Last week, WBZ-TV reporter Jon Keller turned his investigative eye to the pharmaceutical marketing gift ban.
Who is suffering because Massachusetts law prohibits drug companies from showering doctors with fancy gifts and trinkets, as part of their marketing efforts to push high-cost, brand-name drugs?
Keller found the victim: the candy man. Yes, we’re talking chocolate wing-tip shoes, so your pharma drug rep can “get a foot in the door.” Retail price: $48.98. Really.
According to Keller’s report, a local candy maker isn’t selling as many chocolate shoes since the ban took effect.
We are not making this up. The shoes really were promoted to drug salespeople as a way to quote, get a foot in the door, unquote.
Why are we worrying about the candy makers? Maybe because the old arguments don’t hold up anymore. The restaurant industry is doing fine (2012 is their biggest year on record), and the drug industry conferences are roaring into Boston (BIO just had their biggest conference ever here this week). So it’s Willy Wonka who is suffering.
But here’s the thing. You and I pay for these shoes. We pay for it in higher drug prices, as much of the millions spent on marketing gets added to the cost of drugs. We also pay for it in higher taxes, as drug manufacturers get to deduct the cost of their marketing promotions from their taxable income, thus reducing the taxes they pay (and increasing ours).

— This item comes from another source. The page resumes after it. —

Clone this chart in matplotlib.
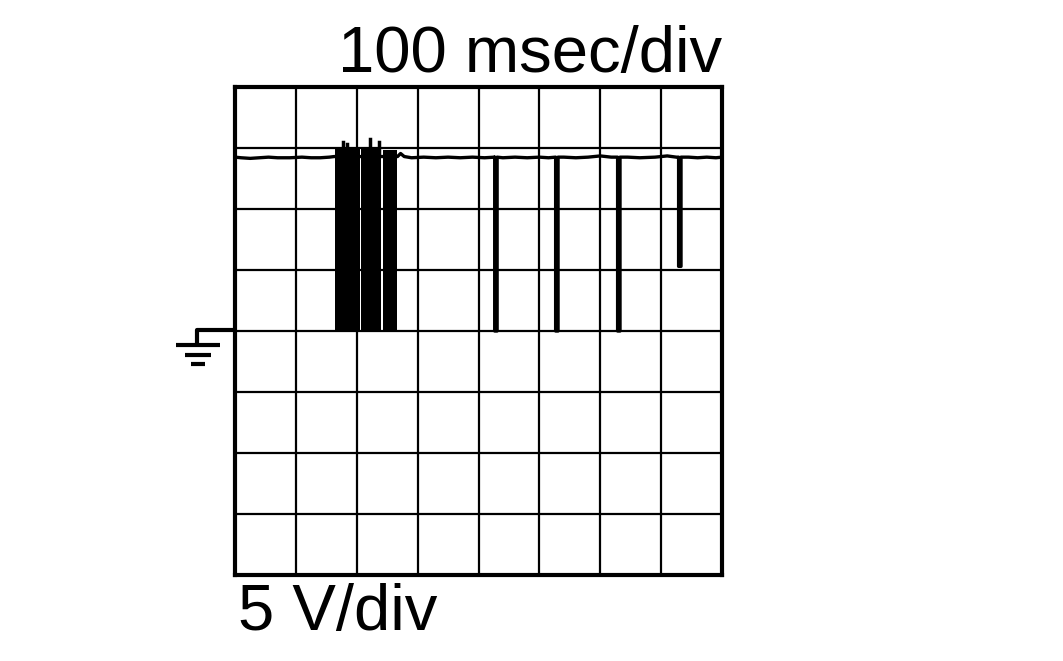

What Keller’s report did not include is the myriad of independent studies (many of them collected here) that demonstrates that gifts to doctors, perhaps even candy shoes, influences their prescribing. Obviously, the drug industry wouldn’t be buying the shoes if they didn’t work.
Now, we never knew these shoes existed, and actually, they are pretty cool. We like candy shops to have lots and lots of business. But any day now the House-Senate budget conference committee will be deciding whether or not Massachusetts law will continue to restrict marketing practices that distort objective prescribing and inflate the cost of health care for all us. We hope they will decide to focus our medical spending on disease stoppers, rather than everlasting gobstoppers.